As part of the ongoing study, we offer customers simple Wi-Fi enabled smart switches, which control the operation of an appliance such as a room air conditioner (AC) or a refrigerator. Using the POWBAL web platform, which was developed at Imperial College London, we trigger brief automated switch-off events through the smart switch and reward participants per unit of electricity consumption avoided during those events. We randomise within users the timing of the events, the level of the financial incentive offered, and the amount of notice time. Users can opt out of individual events via a smartphone app linked to the smart switch. 

Automated switching off of electronic devices reduced household electricity consumption

As of August 2024, 1,050 devices have been installed, approximately 80% of which were connected to AC units, while the rest were mostly connected to refrigerators and electric geysers. A handful of customers also connected the smart switch to other types of appliances, such as air coolers, light bulbs, microwave ovens, washing machines, water pump motors, and electric car chargers. 

Our data shows that among the switch-off events conducted by us, the device was consuming electricity 38% of the times and was users then opted out of 16% of those events. We find that automated switch-off events reduced appliance usage by 60% during the event and by 69% within an hour of the event. We found 8.5% reductions in household power demand on average, which increases to a 15% in the evenings when aggregate power demand is the highest as shown in Figure 1. The absolute load reductions at the device level closely match those at the meter level, indicating that device readings may be enough to implement automated demand response programmes even among consumers that do not have smart meters without compromising the benefits to the grid.

Figure 1: Hourly impact of switch-off events on electricity consumption

Need for creating awareness about the benefits of automated load control programmes 

We find that providing a short two-hour notice period creates a perverse anticipation effect, where users manually turn off their device before the event begins expecting to maximise their rewards. However, given that households are opted into the event (and can opt-out if they wish), there is no need to take manual action to participate in switch-off events, and this behaviour reflects a misunderstanding of how rewards are earned. 

Giving a longer eight-hour notice period does not create a perverse anticipatory effect, suggesting that text alerts should be sent several hours in advance of the event or should not be sent at all. Given the novelty of automated load control programmes in this context, creating awareness about the uses and potential benefits of smart technologies for load balancing is important. 

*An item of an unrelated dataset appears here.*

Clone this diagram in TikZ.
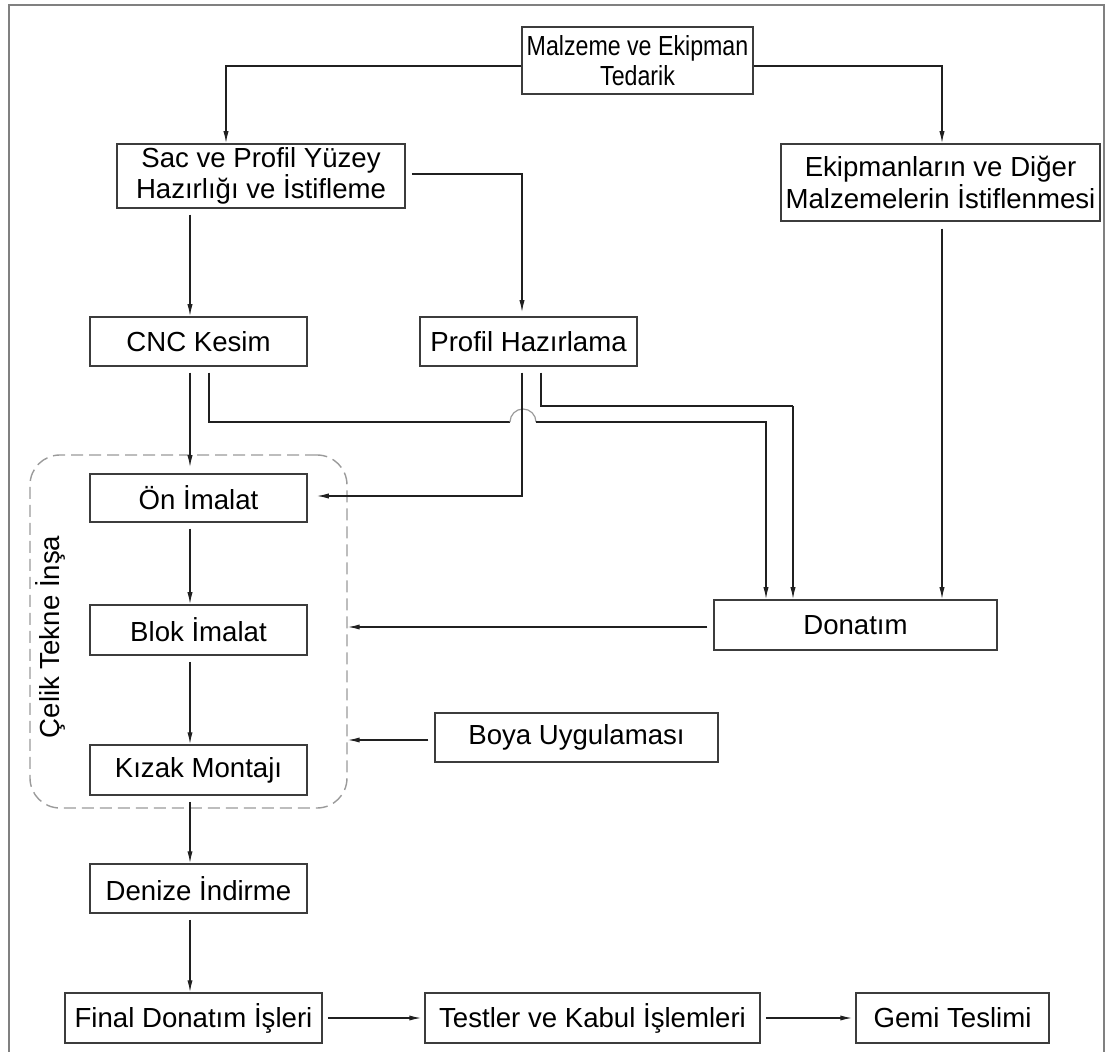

Households are indifferent to price incentives and more efficient with automation

Households are rewarded in proportion to the power consumption that is avoided or the power their appliance would most likely have consumed if there was no switch-off event. We vary these reward rates throughout the trial, with the lowest offered rate equal to INR 6 per kWh, approximately the average wholesale price of electricity during this period, and the highest offered reward rate is five times that level. While a higher reward rate modestly reduces the probability of overriding the event entirely, we do not find any evidence that households respond more strongly to higher reward rates, indicating that offering volumetric price incentives higher than the average wholesale price of electricity does not deliver additional benefit when demand response is automated.

Finally, we do not find any evidence of compensating effects. The appliances connected to the smart switch consume no more electricity after the event than before the event started. This finding suggests that electricity may be used inefficiently by these households and highlights the potential of automated demand response to not only deliver benefits to the energy system but also to make household power usage more efficient.

Assessing the broader potential of an electricity demand management approach through a counterfactual analysis

While our study consists of an urban population, the analysis suggests that findings could apply to residential consumers broadly for a few reasons. 

1. Underlying differences in sensitivity to price incentives among small versus large electricity consumers matter less when the smart device turns off an appliance automatically and the user does not have to take any manual action to reduce consumption unless they want to override via the app (which also involves some degree of effort and attention). 
2. Even among the relatively more affluent urban consumers in our study, we do not see evidence of substitution to other household appliances due to switch-off events. One would expect that to also be true for poorer consumers who may not have other appliances they can use instead. 
3. We do not see any difference in the percentage reduction in electricity use during switch-off events across consumers in different quartiles of annual electricity use at baseline. 

To assess the aggregate potential of a POWBAL-like demand management approach, we conduct a counterfactual exercise. Using new estimates of the marginal emission factors of the Indian power grid and granular estimates of household-level responses, we examine how much carbon emissions of households could be reduced with the current set of generation assets. We find an average CO₂ emission reduction effect of around 2.3%, which increases to more than 3% in some households, and an average cost saving of 2.5%. Taking the device and installation costs of the smart switches (USD 24) into account, the average net CO₂ mitigation cost was -USD 23 per ton of CO_2, with a negative net carbon mitigation cost computed for nearly three-quarters of the households (see Figure 2).

Figure 2: Counterfactual analysis of net CO₂ mitigation cost

Way forward

Taken in the context of existing literature, our findings suggest that automation coupled with price incentives can achieve far more than what price incentives can achieve on their own, largely because automation reduces the cognitive burden on consumers to provide flexibility to the system. 

We conclude that household-level demand management can play an effective and economically meaningful role in the Indian electricity system. In future work, we will examine how a POWBAL-like demand management approach could interact with potential future investment pathways for generation assets. We will consider how demand management could reduce the system cost of adding intermittent renewable generation assets.